REPUBLIKA.CO.ID, LONDON -- Kepolisian Inggris menangkap lebih dari 200 orang yang berpartisipasi dalam unjuk rasa bertajuk “Extinction Rebellion” di London, Senin (7/10). Itu merupakan sebuah aksi global yang menyuarakan tentang perlunya tindakan untuk menangani perubahan iklim.
Para pengunjuk rasa turun ke jalan di Westminster, Lambeth Bridges, Victoria Street, Whitehall, Horse Guards Road dan The Mall. Hal itu menyebabkan aktivitas di sekitar lokasi terhenti. Arus lalu-lintas di Parliament Square pun ditutup. Hanya sepeda dan mobil van polisi yang dapat melintas.
Dalam aksi tersebut, massa menyerukan Pemerintah Inggris mendeklarasikan keadaan darurat iklim dan ekologis. Mereka meminta pemerintah segera mengambil tindakan untuk mencegah dan menghentikan punahnya satwa liar akibat perubah iklim. Massa pun menuntut agar emisi gas rumah kaca dikurangi hingga nol pada 2025.
Sejumlah selebritas dan publik figur di Inggris turut berpartisipasi dalam aksi tersebut. Mereka antara lain Sir Mark Rylance, Juliet Stevenson, Ruby Wax, dan Daisy Lowe. "Orang-orang mengatakan kepada saya, tidak ada bedanya memiliki selebriti yang bergabung dalam protes. Tapi saya ingin orang tahu bahwa pemrotes perubahan iklim bukan (kelompok) hippie.
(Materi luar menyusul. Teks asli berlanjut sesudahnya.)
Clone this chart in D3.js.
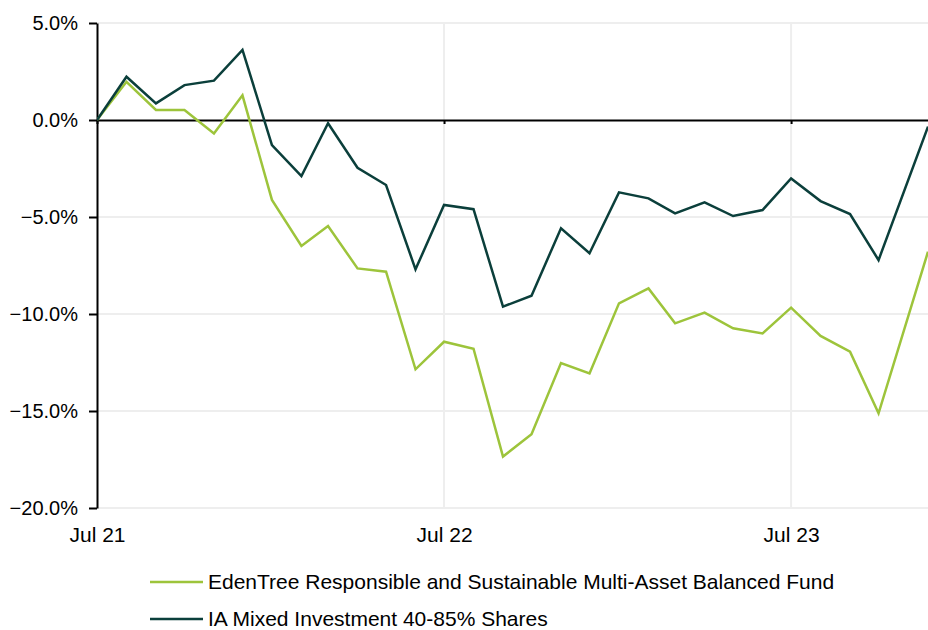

Saya yakin protes ini akan mengarah pada perubahan yang solid,” kata Sir Mark kepada kerumunan massa di St James Park, dikutip laman the Telegraph.
Aksi Extinction Rebellion pertama terbentuk di Australia dan Selandia Baru. Para aktivis lingkungan di sana turun dan memblokir jalan-jalan kota. Mereka kemudian membentangkan spanduk yang berisi pesan tentang ancaman perubahan iklim dan mendesak pemerintah segera mengambil tindakan.
Aksi kemudian merembet ke negara-negara Eropa, termasuk Belanda dan Jerman. Aksi tersebut merupakan bagian dari gerakan terkoordinasi yang lebih besar atau disebut “International Rebellion”. Sebanyak 60 kota di seluruh dunia diperkirakan akan menggelar aksi serupa.